El otro día en el trabajo -perdonad que vuelva al tema y recupere mi lenguaje agresivo que tan poco gusta- tuvimos una reunión con los jefes para analizar diversos temas. Mi compañero de Deportes y yo nos vimos cara a cara con el subdirector y el redactor jefe. La verdad es que el cónclave fue, al menos para mí, muy gratificante pese a que hubo críticas de todo tipo y pese a que hubo tiras y aflojas. Salí de aquel despacho más animado, con la sinceridad que reclamo de los jefes puesta sobre la mesa, y sin medias palabras que dejan resquicios a las malas interpretaciones. El agua fue clara, cristalina.

De entre todas las cosas, quisiera destacar un comentario que, este sí, me sacó de quicio: "Es injusto que haya algunas personas que se vayan a las siete o siete y media de la tarde a su casa mientras los demás están más tiempo, y que luego vengan al día siguiente diciendo que tienen que buscar temas". Y estalló la bomba. Me lo puso en bandeja. No pude evitarlo. Salté. Evidentemente poca gente hay en la redacción excepto quien suscribe y alguno más que a las siete o siete y media recoja sus trastos y se pire a casa, entre otras cosas porque si lo hicieran se aburrirían como ostras entre sus cuatro paredes, ya que su mundo no parece ir mucho más allá de la torre de cristal en la que trabajamos. Como en la redacción se mantiene el vínculo social, allí permanecen por tiempo indefinido hasta que se hastían y deciden volar (de una puñetera vez). Yo soy aquel, que diría Raphael, el de las siete o siete y media.

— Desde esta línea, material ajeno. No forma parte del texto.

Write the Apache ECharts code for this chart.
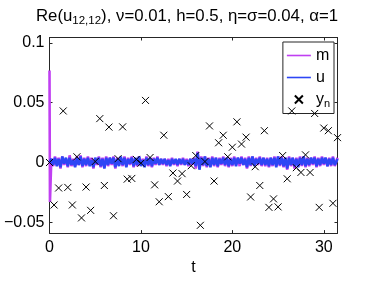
<!DOCTYPE html>
<html>
<head>
<meta charset="utf-8">
<script src="https://cdn.jsdelivr.net/npm/echarts@6/dist/echarts.min.js"></script>
<style>html,body{margin:0;padding:0;background:#fff;}#c{width:374px;height:281px;}</style>
</head>
<body>
<div id="c"></div>
<script>
// time grid for the m and u trajectories
const tLine = [
0,0.05,0.2,0.4,0.6,0.8,1,1.2,1.4,1.6,1.8,2,2.2,2.4,2.6,2.8,3,3.2,3.4,3.6,3.8,
4,4.2,4.4,4.6,4.8,5,5.2,5.4,5.6,5.8,6,6.2,6.4,6.6,6.8,7,7.2,7.4,7.6,7.8,
8,8.2,8.4,8.6,8.8,9,9.2,9.4,9.6,9.8,10,10.2,10.4,10.6,10.8,11,11.2,11.4,11.6,11.8,
12,12.2,12.4,12.6,12.8,13,13.2,13.4,13.6,13.8,14,14.2,14.4,14.6,14.8,15,15.2,15.4,15.6,15.8,
16,16.2,16.4,16.6,16.8,17,17.2,17.4,17.6,17.8,18,18.2,18.4,18.6,18.8,19,19.2,19.4,19.6,19.8,
20,20.2,20.4,20.6,20.8,21,21.2,21.4,21.6,21.8,22,22.2,22.4,22.6,22.8,23,23.2,23.4,23.6,23.8,
24,24.2,24.4,24.6,24.8,25,25.2,25.4,25.6,25.8,26,26.2,26.4,26.6,26.8,27,27.2,27.4,27.6,27.8,
28,28.2,28.4,28.6,28.8,29,29.2,29.4,29.6,29.8,30,30.2,30.4,30.6,30.8,31,31.2,31.5
];
const mVals = [
0.077,-0.033,0.003,-0.003,0.005,-0.002,0.004,-0.005,0.005,-0.002,0.003,-0.004,0.006,-0.003,0.003,-0.003,0.005,-0.002,0.006,-0.004,0.004,
-0.003,0.005,-0.002,0.004,-0.005,0.003,-0.002,0.005,-0.004,0.004,-0.004,0.005,-0.003,0.004,-0.002,0.005,-0.005,0.004,-0.002,0.004,
-0.003,0.005,-0.003,0.004,-0.002,0.005,-0.004,0.003,-0.003,0.005,-0.002,0.003,-0.003,0.005,-0.003,0.004,-0.004,0.004,-0.002,0.005,
-0.002,0.003,-0.002,0.003,-0.003,0.003,-0.002,0.004,-0.002,0.002,-0.003,0.003,-0.002,0.004,-0.002,0.003,-0.003,0.003,-0.002,0.004,
-0.005,0.009,-0.004,0.005,-0.003,0.005,-0.004,0.004,-0.003,0.005,-0.003,0.004,-0.004,0.004,-0.002,0.005,-0.003,0.004,-0.004,0.004,
-0.003,0.005,-0.002,0.004,-0.003,0.005,-0.002,0.004,-0.005,0.005,-0.003,0.005,-0.002,0.004,-0.002,0.005,-0.003,0.004,-0.003,0.004,
-0.004,0.004,-0.003,0.005,-0.003,0.005,-0.003,0.005,-0.004,0.004,-0.006,0.005,-0.003,0.004,-0.005,0.004,-0.003,0.005,-0.003,0.005,
-0.004,0.004,-0.003,0.004,-0.002,0.005,-0.004,0.004,-0.003,0.005,-0.002,0.004,-0.003,0.004,-0.003,0.005,-0.003,0.004
];
const uVals = [
0,0.001,0.003,-0.002,0.004,-0.003,0.003,-0.004,0.005,-0.001,0.004,-0.003,0.004,-0.002,0.002,-0.004,0.004,-0.002,0.005,-0.003,0.003,
-0.002,0.004,-0.003,0.002,-0.004,0.004,-0.001,0.004,-0.003,0.003,-0.005,0.004,-0.002,0.004,-0.001,0.004,-0.004,0.003,-0.003,0.005,
-0.002,0.004,-0.004,0.003,-0.001,0.004,-0.003,0.004,-0.002,0.005,-0.003,0.002,-0.004,0.004,-0.002,0.004,-0.003,0.003,-0.001,0.004,
-0.002,0.003,-0.001,0.003,-0.002,0.002,-0.003,0.003,-0.001,0.003,-0.002,0.003,-0.001,0.003,-0.002,0.002,-0.002,0.003,-0.001,0.003,
-0.003,0.008,-0.006,0.004,-0.002,0.005,-0.003,0.003,-0.004,0.004,-0.002,0.004,-0.003,0.003,-0.001,0.004,-0.002,0.004,-0.003,0.003,
-0.002,0.004,-0.003,0.004,-0.001,0.004,-0.002,0.003,-0.004,0.004,-0.002,0.005,-0.003,0.003,-0.001,0.004,-0.002,0.004,-0.002,0.003,
-0.003,0.004,-0.002,0.004,-0.004,0.005,-0.002,0.004,-0.003,0.004,-0.005,0.004,-0.002,0.004,-0.003,0.003,-0.004,0.004,-0.002,0.005,
-0.003,0.003,-0.002,0.004,-0.001,0.004,-0.003,0.003,-0.002,0.004,-0.001,0.004,-0.003,0.003,-0.002,0.004,-0.002,0.003
];
// observation times and observations
const tObs = [0,0.5,1,1.5,2,2.5,3,3.5,4,4.5,5,5.5,6,6.5,7,7.5,8,8.5,9,9.5,10,10.5,11,11.5,12,12.5,13,13.5,14,14.5,15,15.5,
16,16.5,17,17.5,18,18.5,19,19.5,20,20.5,21,21.5,22,22.5,23,23.5,24,24.5,25,25.5,26,26.5,27,27.5,28,28.5,29,29.5,30,30.5,31,31.5];
const yObs = [
0.0,-0.0355,-0.0213,0.0431,-0.0208,-0.0355,0.0048,-0.0463,-0.0205,-0.0400,
0.0008,0.0367,-0.0192,0.0296,-0.0445,0.0032,0.0298,-0.0139,-0.0133,0.0026,
-0.0006,0.0519,0.0042,-0.0187,-0.0328,0.0228,-0.0285,-0.0088,-0.0155,-0.0093,
-0.0267,-0.0027,0.0058,-0.0525,0.0008,0.0306,-0.0155,0.0165,0.0228,0.0048,
0.0128,0.0340,0.0154,0.0212,-0.0288,-0.0035,-0.0192,0.0266,-0.0375,-0.0304,
-0.0371,0.0058,-0.0136,0.0431,-0.0043,-0.0083,0.0064,-0.0083,0.0410,-0.0375,
0.0288,0.0266,-0.0341,0.0208
];
const xTicks = [0,10,20,30];
const yTicks = [-0.05,0,0.05,0.1];
const yTickLabels = ['\u22120.05','0','0.05','0.1'];
const seriesNames = ['m','u','y_n'];

const FONT = 'Liberation Sans, Arial, Helvetica, sans-serif';
const xPath = 'path://M0,0L10,10M10,0L0,10';
const linePath = 'path://M0,0L24,0L24,1.6L0,1.6Z';
const axisCol = '#262626';
const colM = '#c03ff2', colU = '#2d46f5';

const chart = echarts.init(document.getElementById('c'), null, {renderer:'canvas'});
const pair = (xs, ys) => xs.map((x,i)=>[x, ys[i]]);

chart.setOption({
  animation:false,
  backgroundColor:'#fff',
  textStyle:{fontFamily:FONT},
  title:{
    text:'Re(u{s|12,12}), \u03bd=0.01, h=0.5, \u03b7=\u03c3=0.04, \u03b1=1',
    left:'center', top:1,
    textStyle:{fontSize:16.8, fontWeight:'normal', color:'#000', fontFamily:FONT,
      rich:{s:{fontSize:11.5, fontFamily:FONT, color:'#000', padding:[9,0,0,0]}}}
  },
  grid:{left:49.5, top:37.5, width:288, height:205, show:false},
  xAxis:[{
    type:'value', min:0, max:31.5, position:'bottom',
    name:'t', nameLocation:'middle', nameGap:23,
    nameTextStyle:{fontSize:16, color:'#000', fontFamily:FONT},
    axisLine:{show:true, onZero:false, lineStyle:{color:axisCol, width:1}},
    axisTick:{show:true, inside:true, length:3, customValues:xTicks, lineStyle:{color:axisCol}},
    axisLabel:{show:true, customValues:xTicks, fontSize:16, color:'#000', margin:6, fontFamily:FONT},
    splitLine:{show:false}
  },{
    type:'value', min:0, max:31.5, position:'top',
    axisLine:{show:true, onZero:false, lineStyle:{color:axisCol, width:1}},
    axisTick:{show:true, inside:true, length:3, customValues:xTicks, lineStyle:{color:axisCol}},
    axisLabel:{show:false}, splitLine:{show:false}
  }],
  yAxis:[{
    type:'value', min:-0.059, max:0.1045, position:'left',
    axisLine:{show:true, onZero:false, lineStyle:{color:axisCol, width:1}},
    axisTick:{show:true, inside:true, length:3, customValues:yTicks, lineStyle:{color:axisCol}},
    axisLabel:{show:true, customValues:yTicks, fontSize:16, color:'#000', margin:5, fontFamily:FONT,
      formatter:(v)=>{const i=yTicks.findIndex(t=>Math.abs(t-v)<1e-9); return i>=0?yTickLabels[i]:'';}},
    splitLine:{show:false}
  },{
    type:'value', min:-0.059, max:0.1045, position:'right',
    axisLine:{show:true, onZero:false, lineStyle:{color:axisCol, width:1}},
    axisTick:{show:true, inside:true, length:3, customValues:yTicks, lineStyle:{color:axisCol}},
    axisLabel:{show:false}, splitLine:{show:false}
  }],
  legend:{
    orient:'vertical', right:40, top:42,
    padding:[5,4,4,4], itemGap:5, itemWidth:24, itemHeight:8,
    borderColor:axisCol, borderWidth:1, borderRadius:0, backgroundColor:'#fff',
    textStyle:{fontSize:16, color:'#000', fontFamily:FONT, lineHeight:17,
      rich:{y:{fontSize:16, fontFamily:FONT, color:'#000'}, n:{fontSize:11, fontFamily:FONT, color:'#000', padding:[9,0,0,0]}}},
    formatter:(name)=> name==='y_n' ? '{y|y}{n|n}' : name,
    data:[{name:seriesNames[0], icon:linePath},{name:seriesNames[1], icon:linePath},{name:seriesNames[2], icon:xPath}]
  },
  series:[{
    name:seriesNames[0], type:'line', data:pair(tLine,mVals), symbol:'none',
    lineStyle:{color:colM, width:2.6}, itemStyle:{color:colM}, z:2
  },{
    name:seriesNames[1], type:'line', data:pair(tLine,uVals), symbol:'none',
    lineStyle:{color:colU, width:2.6}, itemStyle:{color:colU}, z:3
  },{
    name:seriesNames[2], type:'scatter', data:pair(tObs,yObs), symbol:xPath, symbolSize:7,
    itemStyle:{color:'rgba(0,0,0,0)', borderColor:'#000', borderWidth:1, opacity:1}, z:4
  }]
});
</script>
</body>
</html>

Aquí se abrió la veda del reproche. Intentando que no se me llenara la boca de rabiosa espuma, contesté con un gran intento de controlar mi ira que qué me estaba contando de injusto, que si le parecía injusto que el de las siete o siete y media acabara antes que los demás porque no pierde su tiempo en cigarritos y cafés, y que si no le parecía que, después de exponerle el sistema de trabajo de cualquier periodista cigarritero y cafetero -11.00: reunión; 11.30: café; 12.00: redacción con dos o tres cigarritos; 13.30, a casa; 16.00, redacción con dos o tres cigarritos; 17.30, café; 18.00, verdulería, mercadillo, marujeos varios; 18.30, grito del imbécil de Deportes, que intenta concentrarse; 18.35, redacción con cigarrito y raje al imbécil de Deportes; 19.30, adiós al imbécil de Deportes; 20.00, redacción porque, ahora sí, hay que escribir porque es tarde, con cigarritos, claro, mientras el imbécil de Deportes coge el bus para llegar a casa; 20.30, redacción mientras el imbécil de Deportes desconecta en el gimnasio o en la piscina, 21.30, redacción mientras el imbécil de Deportes hace la cena, 22.00, redacción mientras el imbécil de Deportes cena-, tal vez era injusto lo contrario y, puestos a vacilar, si no se le debían horas al que se iba a las siete o siete y media. Coño.

Aun un día, antes de todo esto, tuve que escuchar alguna insinuación respecto al por qué cuando el imbécil de Deportes acababa no se dignaba a ofrecerse a ayudar a un compañero. No faltaba más. No puedo parar de reír, no porque no me parezca bien, si no porque no me imagino al que acaba a las siete o siete y media echándole una mano al que se ha estado tocando sus partes durante varios momentos del día. Entonces sí sería un imbécil. El de las siete o siete y media.